A few girls stared at me in disbelief. “How does she know him?” They asked with their prying eyes. They did a once-over of my outfit. Blazing, bright, silk flowers on a … uh ... Hawaiian girl! Or maybe Vietnamese? Perhaps First Nations? When they got home, they might have tried to Google “Ryan Gosling Asian Girlfriend.” I know I did, for weeks, for months, for almost a year. Until the litany of crude Asian porn ads broke both my laptop and the spell I was under.

Years later, I met Ian. When we first started dating, he told me that when he showed a photo of  me to a colleague, the man replied with “Oh! She’s Asian!” It wasn’t just once either—“I didn’t  expect her to be Chinese,” was another response from another acquaintance. We talked and laughed about how deeply fucked up their responses were. I repeated the words, “That doesn’t bother me,” to console him and myself.
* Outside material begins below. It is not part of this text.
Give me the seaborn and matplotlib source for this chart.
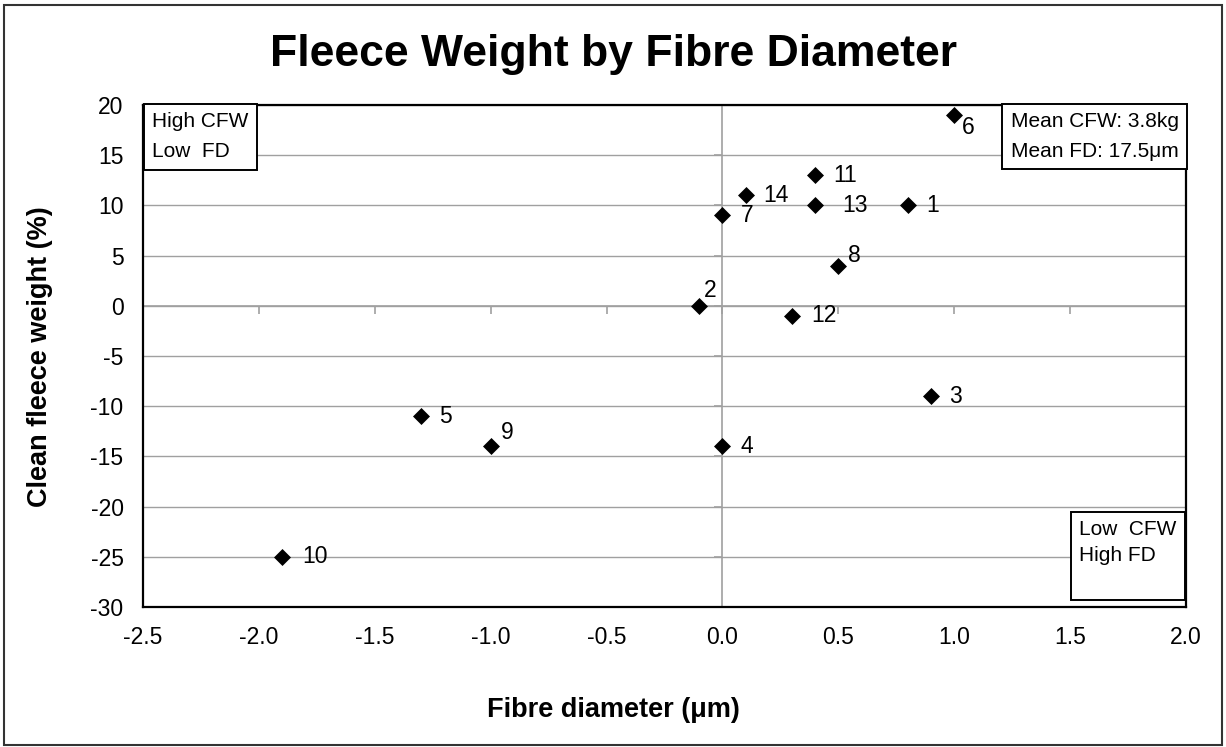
import numpy as np
import pandas as pd
import matplotlib
matplotlib.use('Agg')
import matplotlib.pyplot as plt
import seaborn as sns
from matplotlib.patches import Rectangle

# data
sheep_id = [1, 2, 3, 4, 5, 6, 7, 8, 9, 10, 11, 12, 13, 14]
fibre_diam = [0.8, -0.1, 0.9, 0.0, -1.3, 1.0, 0.0, 0.5, -1.0, -1.9, 0.4, 0.3, 0.4, 0.1]
fleece_wt = [10, 0, -9, -14, -11, 19, 9, 4, -14, -25, 13, -1, 10, 11]
x_ticks = [-2.5, -2.0, -1.5, -1.0, -0.5, 0.0, 0.5, 1.0, 1.5, 2.0]
y_ticks = [20, 15, 10, 5, 0, -5, -10, -15, -20, -25, -30]

df = pd.DataFrame({'id': sheep_id, 'fd': fibre_diam, 'cfw': fleece_wt})

# label offsets in pixels
offsets = {2: (5, 15), 6: (8, -12), 8: (10, 10), 9: (10, 14), 12: (19, 0), 10: (20, 0),
           13: (27, 0)}

sns.set_theme(style='white')
plt.rcParams['font.family'] = ['Liberation Sans', 'DejaVu Sans']
plt.rcParams['text.color'] = 'black'
plt.rcParams['axes.labelcolor'] = 'black'

fig = plt.figure(figsize=(12.26, 7.47), dpi=100)
ax = fig.add_axes([0.1166, 0.1874, 0.8508, 0.672])

# gridlines and zero axes
for yv in y_ticks:
    ax.axhline(yv, color='#a0a0a0', lw=1.0, zorder=0)
ax.axvline(0, color='#a0a0a0', lw=1.2, zorder=1)
ax.axhline(0, color='#a0a0a0', lw=1.2, zorder=1)
ax.plot(x_ticks, [0] * len(x_ticks), ls='none', marker=3, ms=6, color='#a0a0a0', mew=1.2)
ax.plot([0] * len(y_ticks), y_ticks, ls='none', marker=0, ms=6, color='#a0a0a0', mew=1.2)

sns.scatterplot(data=df, x='fd', y='cfw', marker='D', s=75, color='black',
                edgecolor='black', linewidth=0, ax=ax, zorder=3, legend=False)

for _, r in df.iterrows():
    dx, dy = offsets.get(r['id'], (18, 0))
    ax.annotate(str(int(r['id'])), (r['fd'], r['cfw']), xytext=(dx, dy),
                textcoords='offset pixels', ha='left', va='center', fontsize=16.5)

ax.set_xlim(-2.5, 2.0)
ax.set_ylim(-30, 20)
ax.set_xticks(x_ticks)
ax.set_xticklabels([f'{v:.1f}' for v in x_ticks])
ax.set_yticks(y_ticks)
ax.set_yticklabels([str(v) for v in y_ticks])
ax.tick_params(length=0, labelsize=16.5, colors='black')
ax.tick_params(axis='x', pad=14)
ax.tick_params(axis='y', pad=14)
ax.set_xlabel('')
ax.set_ylabel('')
for s in ax.spines.values():
    s.set_color('black')
    s.set_linewidth(1.6)

# corner boxes
box = dict(boxstyle='square,pad=0.4', fc='white', ec='black', lw=1.4)
ax.text(0.009, 0.986, 'High CFW\nLow  FD', transform=ax.transAxes, ha='left', va='top',
        fontsize=15, linespacing=1.75, bbox=box, zorder=5)
ax.text(0.993, 0.986, 'Mean CFW: 3.8kg\nMean FD: 17.5\u03bcm', transform=ax.transAxes,
        ha='right', va='top', fontsize=15, linespacing=1.7, bbox=box, zorder=5)
ax.text(0.991, 0.03, 'Low  CFW\nHigh FD\n', transform=ax.transAxes, ha='right', va='bottom',
        multialignment='left', fontsize=15, linespacing=1.5, bbox=box, zorder=5)

fig.text(0.5, 0.927, 'Fleece Weight by Fibre Diameter', ha='center', va='center',
         fontsize=32, fontweight='bold')
fig.text(0.5, 0.05, 'Fibre diameter (\u03bcm)', ha='center', va='center',
         fontsize=19.5, fontweight='bold')
fig.text(0.033, 0.523, 'Clean fleece weight (%)', ha='center', va='center',
         fontsize=19.5, fontweight='bold', rotation=90)

# outer chart border
fig.add_artist(Rectangle((0.003, 0.003), 0.994, 0.99, transform=fig.transFigure,
                         fill=False, ec='#333333', lw=1.5))

fig.savefig('out.png', dpi=100)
But, just like my failed meet-cute with Ryan Gosling, I dwell on all of this, even 15 years later. I obsess over those four words. Without realizing it, my hands fill up a search bar with: “Ryan Gosling Asian Girlfriend.” 

Safe at a friend’s house in Vancouver, the fog of my disillusion dissipated. “He’s just another guy—a human,” I told astonished friends over a beer, leaving out most of my internal dialogue from my new favorite anecdote. I waited for my luggage for another three days before it was found. My suitcase finally arrived at my friend’s doorstep broken and smudged with tar. The contents were disheveled, but my clothes were all there. I wish they never found it; nothing fit the way it used to. The airline sent me a $300 voucher as an apology, and for a moment, I considered moving back to California again.

Then I remembered how many pools it would take to earn a living there. I waited for the feeling of “not enough” to fade, but it didn’t. The only thing I could throw away for good was the cocktail dress, so along with the voucher, I did.